Premium ahi sells out by midday at well-known markets

Premium ahi sells out by midday at well-known markets
Crowd inside Tamashiro Market
Crowd inside Tamashiro Market

HONOLULU (HawaiiNewsNow) - Premium-grade ahi tuna sold out at two of Oahu's best-known fish markets my mid morning Tuesday, as New Year's revelers stocked up on sashimi.

More than 50 customers lined up outside Tamashiro Market, with a line stretched around the block, just before it opened at 7 a.m. Tuesday.

Paul Dombrosky drove in from Kapolei and arrived at 4:30 a.m. to be the first in line because he wanted top-grade ahi.

"It's the taste supersedes the price.  So that's what you go for," Dombrosky said.

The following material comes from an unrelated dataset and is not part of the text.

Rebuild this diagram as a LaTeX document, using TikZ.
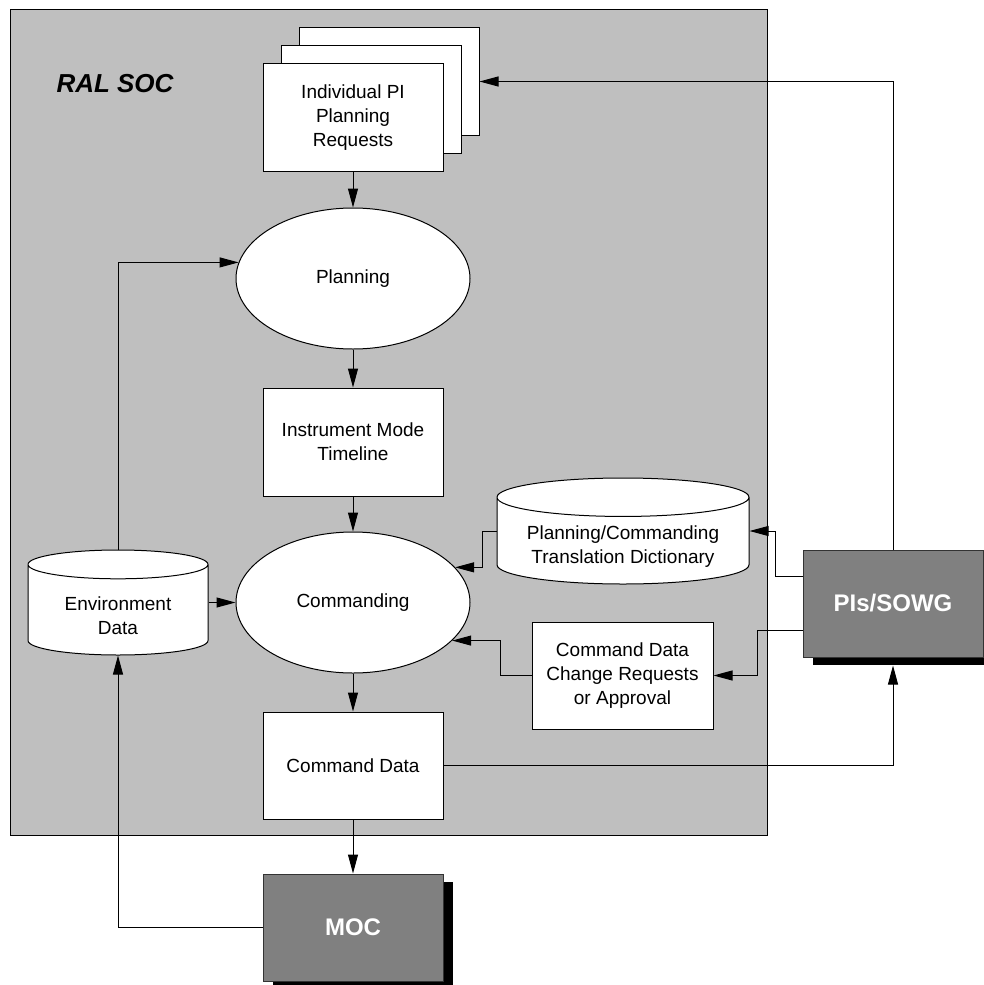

The premium grade blue fin ahi was going for $36.95 a pound at Tamashiro's, the most expensive available that sold out by mid morning.

Jean Worthington of Aina Haina bought the last two pieces of the cheapest-available grade, at $10 a pound, for Tombo Ahi which she's using to make a Tahitian raw fish dish.

"To make a poisson cru, you need to have cheaper fish then you can make a big tray of it.  But if you get expensive fish, you can only make so much," Worthington said.

Cyrus Tamashiro, president of Tamashiro Market, said, "There's a big supply.  However, there's a very strong demand.  Because of the strong demand, we have to pay more to get our ahi.  And we really work hard to get what our customers want."

When a reporter asked Daniel Perrault of Kaneohe how the prices were this year, he answered, "In fact, was great.  It's also great when my sister's buying!"

His sister Tinie Kekahuna explained the logistical challenges of shopping for raw fish.

"There was the line for the parking and then there was the line for the fish and then there was the line for the cashier, so we've been in here for an hour already, so we're ready to go back to Kaneohe," Kekahuna said.

Tamashiro Market had extra staff helping people find parking stalls in its tiny parking lot that has less than a dozen stalls.  But Tamashiro staffers were also across the street at Kaumakapili Church, where nearly all of the dozens of church parking spaces were filled with sashimi-seeking customers.

Guy Tamashiro, Tamashiro Market vice president, said, "I think last year we had more fish.  So we had more fish, better selection.  But this year, I think we're a little bit more fortunate we have more fatty fish.  Last year, was very, Christmas had fatty fish, New Years, not too many pieces. This year was not bad, we had some nice fish come in."

Across town at Tanioka's Seafood and Catering in Waipahu, customers snapped up more than 700 pounds of raw fish by around 10:30 a.m., when sashimi sold out there. Store owners said that happens every year.

"Yeah, hard to keep up.  We only have so much space and we don't want to cut it too early to keep the freshness of the sashimi," said Justin Tanioka, president of Tanioka's.

The store was selling top-grade ahi for $35 a pound, about a dollar less than Tamashiro Market.

Tanioka's set up a special table for people to pick up pre-ordered party platters, filled with sashimi, sushi and poke.  The store passed out water, cookies and other snacks to people as they waited in line.

Even though the sashimi ahi sold out, there was still plenty of poke and other favorites that people lined up to buy for New Year's celebrations.

"We're gonna get shoyu poke for sure, we're gonna get fried chicken, special request for a niece," said Michelle Denault, who's staying with family in Waipahu and lives in Hilo.  "And mochi.  And we're gonna sneak in a spam musubi, too."

"Is that for an early snack?" a reporter asked.

"Yeahhhhh," Denault said.

Tanioka family members said they're used to dealing with big crowds like these before other major holidays like Christmas and Thanksgiving and before major sporting events like the Super Bowl.  But they they're busiest day of the year is also the last day of the year, New Year's Eve.